## REQUIRED WORK
Copy every line of the records below that holds the word "this".

## DATA LISTING
☆ ☆ ☆ ☆ ☆ ☆ ☆

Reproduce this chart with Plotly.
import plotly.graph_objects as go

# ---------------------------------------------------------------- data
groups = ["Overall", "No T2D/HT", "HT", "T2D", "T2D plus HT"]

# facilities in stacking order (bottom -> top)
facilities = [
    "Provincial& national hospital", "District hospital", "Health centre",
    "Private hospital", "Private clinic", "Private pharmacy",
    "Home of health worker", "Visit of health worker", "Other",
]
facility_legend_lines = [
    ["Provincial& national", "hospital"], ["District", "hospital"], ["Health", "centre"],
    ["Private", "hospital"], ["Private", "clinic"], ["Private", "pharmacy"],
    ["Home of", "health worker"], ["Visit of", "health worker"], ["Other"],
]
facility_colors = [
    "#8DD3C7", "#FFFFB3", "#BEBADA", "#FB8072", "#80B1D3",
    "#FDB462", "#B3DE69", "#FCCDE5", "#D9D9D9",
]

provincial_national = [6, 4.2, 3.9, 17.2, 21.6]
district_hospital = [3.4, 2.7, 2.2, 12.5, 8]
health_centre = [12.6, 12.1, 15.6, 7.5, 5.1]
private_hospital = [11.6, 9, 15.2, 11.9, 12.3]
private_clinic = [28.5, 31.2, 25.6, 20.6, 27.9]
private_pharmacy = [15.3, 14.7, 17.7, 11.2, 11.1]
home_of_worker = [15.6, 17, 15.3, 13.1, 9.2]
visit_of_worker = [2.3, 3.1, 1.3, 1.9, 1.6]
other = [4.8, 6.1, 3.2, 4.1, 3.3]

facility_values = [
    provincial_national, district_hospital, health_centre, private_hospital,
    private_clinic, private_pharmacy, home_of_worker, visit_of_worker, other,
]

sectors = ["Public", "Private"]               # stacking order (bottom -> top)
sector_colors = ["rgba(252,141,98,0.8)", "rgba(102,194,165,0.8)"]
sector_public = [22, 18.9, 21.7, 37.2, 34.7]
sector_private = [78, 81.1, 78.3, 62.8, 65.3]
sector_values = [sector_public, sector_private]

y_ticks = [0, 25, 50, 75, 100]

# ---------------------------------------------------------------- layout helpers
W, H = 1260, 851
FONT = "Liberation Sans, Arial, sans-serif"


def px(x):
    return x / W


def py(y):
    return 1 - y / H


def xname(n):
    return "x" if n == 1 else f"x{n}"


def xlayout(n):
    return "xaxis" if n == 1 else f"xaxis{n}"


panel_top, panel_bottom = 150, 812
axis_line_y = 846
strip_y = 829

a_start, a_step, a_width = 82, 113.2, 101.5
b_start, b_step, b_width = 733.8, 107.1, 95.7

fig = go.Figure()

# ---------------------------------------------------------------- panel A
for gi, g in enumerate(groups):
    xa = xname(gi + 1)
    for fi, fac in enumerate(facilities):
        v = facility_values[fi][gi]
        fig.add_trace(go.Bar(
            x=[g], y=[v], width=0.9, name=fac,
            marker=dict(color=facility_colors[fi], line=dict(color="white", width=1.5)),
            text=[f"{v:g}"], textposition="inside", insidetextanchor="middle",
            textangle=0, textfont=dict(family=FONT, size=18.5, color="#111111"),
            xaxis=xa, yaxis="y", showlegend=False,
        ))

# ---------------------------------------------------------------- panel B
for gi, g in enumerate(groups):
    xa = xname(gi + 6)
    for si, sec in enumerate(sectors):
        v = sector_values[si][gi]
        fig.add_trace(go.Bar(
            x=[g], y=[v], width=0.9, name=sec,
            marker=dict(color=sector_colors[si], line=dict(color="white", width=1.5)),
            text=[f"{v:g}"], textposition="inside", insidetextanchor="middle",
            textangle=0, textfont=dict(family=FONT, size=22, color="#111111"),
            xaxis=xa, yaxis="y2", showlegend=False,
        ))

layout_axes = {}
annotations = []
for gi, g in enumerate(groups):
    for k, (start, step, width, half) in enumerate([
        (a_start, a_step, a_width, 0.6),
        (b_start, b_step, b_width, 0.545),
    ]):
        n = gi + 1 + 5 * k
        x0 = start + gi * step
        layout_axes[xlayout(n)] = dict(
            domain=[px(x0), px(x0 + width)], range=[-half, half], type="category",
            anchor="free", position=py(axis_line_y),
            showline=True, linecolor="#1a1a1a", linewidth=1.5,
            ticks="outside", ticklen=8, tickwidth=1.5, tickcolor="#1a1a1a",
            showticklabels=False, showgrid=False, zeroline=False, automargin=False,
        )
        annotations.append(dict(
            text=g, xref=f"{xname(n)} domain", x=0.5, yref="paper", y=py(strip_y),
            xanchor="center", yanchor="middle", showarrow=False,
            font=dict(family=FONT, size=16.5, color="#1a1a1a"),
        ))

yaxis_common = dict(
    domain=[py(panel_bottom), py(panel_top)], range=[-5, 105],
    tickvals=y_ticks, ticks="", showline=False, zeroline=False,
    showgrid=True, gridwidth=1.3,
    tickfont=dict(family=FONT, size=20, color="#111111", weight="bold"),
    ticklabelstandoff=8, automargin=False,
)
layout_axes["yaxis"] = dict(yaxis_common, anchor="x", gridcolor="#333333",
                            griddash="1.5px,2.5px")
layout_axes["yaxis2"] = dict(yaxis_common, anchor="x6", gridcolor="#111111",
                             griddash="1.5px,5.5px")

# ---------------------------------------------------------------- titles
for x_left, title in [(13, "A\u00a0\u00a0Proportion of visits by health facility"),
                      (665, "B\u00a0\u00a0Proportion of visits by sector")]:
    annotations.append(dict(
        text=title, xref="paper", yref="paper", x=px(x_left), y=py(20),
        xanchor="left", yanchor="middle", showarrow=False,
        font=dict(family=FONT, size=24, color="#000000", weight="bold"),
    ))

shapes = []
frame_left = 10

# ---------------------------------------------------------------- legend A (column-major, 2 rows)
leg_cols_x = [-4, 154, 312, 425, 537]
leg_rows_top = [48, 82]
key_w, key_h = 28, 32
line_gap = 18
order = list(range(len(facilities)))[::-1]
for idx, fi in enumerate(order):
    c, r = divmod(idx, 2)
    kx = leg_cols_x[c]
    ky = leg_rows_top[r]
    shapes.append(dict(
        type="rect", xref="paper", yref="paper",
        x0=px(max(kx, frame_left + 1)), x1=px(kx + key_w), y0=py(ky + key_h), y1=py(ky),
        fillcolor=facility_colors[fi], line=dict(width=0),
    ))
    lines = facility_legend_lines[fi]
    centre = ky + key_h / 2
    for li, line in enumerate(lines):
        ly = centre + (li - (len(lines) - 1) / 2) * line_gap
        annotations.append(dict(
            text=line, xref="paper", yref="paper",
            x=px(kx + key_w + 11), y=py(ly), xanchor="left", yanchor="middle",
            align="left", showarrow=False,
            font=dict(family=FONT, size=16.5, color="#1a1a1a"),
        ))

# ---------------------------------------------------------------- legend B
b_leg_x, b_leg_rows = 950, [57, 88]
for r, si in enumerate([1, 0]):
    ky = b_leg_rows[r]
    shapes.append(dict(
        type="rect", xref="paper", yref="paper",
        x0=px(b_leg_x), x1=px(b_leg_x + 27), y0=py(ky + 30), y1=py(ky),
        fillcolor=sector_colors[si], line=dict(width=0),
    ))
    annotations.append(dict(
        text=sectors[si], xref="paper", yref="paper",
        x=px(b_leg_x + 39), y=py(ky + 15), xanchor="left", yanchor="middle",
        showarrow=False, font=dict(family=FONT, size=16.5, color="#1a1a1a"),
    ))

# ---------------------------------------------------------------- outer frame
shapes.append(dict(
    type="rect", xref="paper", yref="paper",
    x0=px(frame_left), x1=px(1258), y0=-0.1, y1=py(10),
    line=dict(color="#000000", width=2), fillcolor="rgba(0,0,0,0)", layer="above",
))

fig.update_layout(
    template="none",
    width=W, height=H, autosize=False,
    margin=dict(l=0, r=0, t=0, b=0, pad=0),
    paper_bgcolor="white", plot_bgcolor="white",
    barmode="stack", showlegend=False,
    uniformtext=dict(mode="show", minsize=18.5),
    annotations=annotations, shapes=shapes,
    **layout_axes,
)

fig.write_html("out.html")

☆ ☆ ☆ ☆ ☆ ☆ ☆

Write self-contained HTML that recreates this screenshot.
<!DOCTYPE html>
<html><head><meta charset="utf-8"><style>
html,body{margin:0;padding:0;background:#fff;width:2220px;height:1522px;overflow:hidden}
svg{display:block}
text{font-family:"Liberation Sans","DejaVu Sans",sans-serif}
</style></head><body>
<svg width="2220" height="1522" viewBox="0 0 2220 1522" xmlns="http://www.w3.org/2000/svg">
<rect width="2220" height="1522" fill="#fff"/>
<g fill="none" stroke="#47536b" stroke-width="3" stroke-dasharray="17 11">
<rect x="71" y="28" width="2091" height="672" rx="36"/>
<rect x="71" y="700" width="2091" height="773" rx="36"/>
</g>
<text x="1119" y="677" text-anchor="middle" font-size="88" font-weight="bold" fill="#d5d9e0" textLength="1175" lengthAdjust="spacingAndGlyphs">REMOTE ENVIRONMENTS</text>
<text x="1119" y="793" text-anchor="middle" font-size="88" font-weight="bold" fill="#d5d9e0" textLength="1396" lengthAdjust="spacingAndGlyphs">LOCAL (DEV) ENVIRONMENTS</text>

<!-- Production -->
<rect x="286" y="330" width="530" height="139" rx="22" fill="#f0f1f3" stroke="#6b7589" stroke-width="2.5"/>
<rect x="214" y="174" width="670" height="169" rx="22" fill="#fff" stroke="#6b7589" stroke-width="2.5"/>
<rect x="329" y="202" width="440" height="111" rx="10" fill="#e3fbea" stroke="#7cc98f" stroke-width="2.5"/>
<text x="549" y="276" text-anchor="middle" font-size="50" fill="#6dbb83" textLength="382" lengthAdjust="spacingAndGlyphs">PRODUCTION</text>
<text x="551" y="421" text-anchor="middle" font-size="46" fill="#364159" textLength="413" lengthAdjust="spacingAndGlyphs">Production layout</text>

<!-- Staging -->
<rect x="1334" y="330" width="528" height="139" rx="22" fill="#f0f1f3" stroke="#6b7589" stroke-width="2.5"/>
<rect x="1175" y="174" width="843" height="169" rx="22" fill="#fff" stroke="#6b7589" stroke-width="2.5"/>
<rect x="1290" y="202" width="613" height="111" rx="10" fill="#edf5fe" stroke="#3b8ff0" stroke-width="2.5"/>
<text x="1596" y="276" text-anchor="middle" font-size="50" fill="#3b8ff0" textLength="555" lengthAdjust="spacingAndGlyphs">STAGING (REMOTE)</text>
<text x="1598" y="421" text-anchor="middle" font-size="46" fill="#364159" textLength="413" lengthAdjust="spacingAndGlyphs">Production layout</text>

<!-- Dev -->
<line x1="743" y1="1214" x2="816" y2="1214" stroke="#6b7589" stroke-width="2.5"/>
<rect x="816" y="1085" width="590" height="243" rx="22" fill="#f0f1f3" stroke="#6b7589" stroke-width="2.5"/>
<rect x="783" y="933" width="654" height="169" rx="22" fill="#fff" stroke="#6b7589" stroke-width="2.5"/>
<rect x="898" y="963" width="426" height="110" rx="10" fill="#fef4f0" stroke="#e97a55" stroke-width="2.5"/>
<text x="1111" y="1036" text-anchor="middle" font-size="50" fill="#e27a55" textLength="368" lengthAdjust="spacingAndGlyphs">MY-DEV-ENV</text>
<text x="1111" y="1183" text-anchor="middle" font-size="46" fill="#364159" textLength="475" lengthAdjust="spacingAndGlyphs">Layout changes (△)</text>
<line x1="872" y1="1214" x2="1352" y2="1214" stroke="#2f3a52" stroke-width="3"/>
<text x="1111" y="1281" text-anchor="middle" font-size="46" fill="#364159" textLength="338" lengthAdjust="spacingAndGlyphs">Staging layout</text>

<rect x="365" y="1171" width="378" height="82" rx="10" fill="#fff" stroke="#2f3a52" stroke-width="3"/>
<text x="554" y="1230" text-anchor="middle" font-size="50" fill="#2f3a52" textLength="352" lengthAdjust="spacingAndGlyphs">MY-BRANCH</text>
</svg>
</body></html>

☆ ☆ ☆ ☆ ☆ ☆ ☆

## OUTPUT OF THE TASK
Reproduce this chart with Plotly.
Write self-contained HTML that recreates this screenshot.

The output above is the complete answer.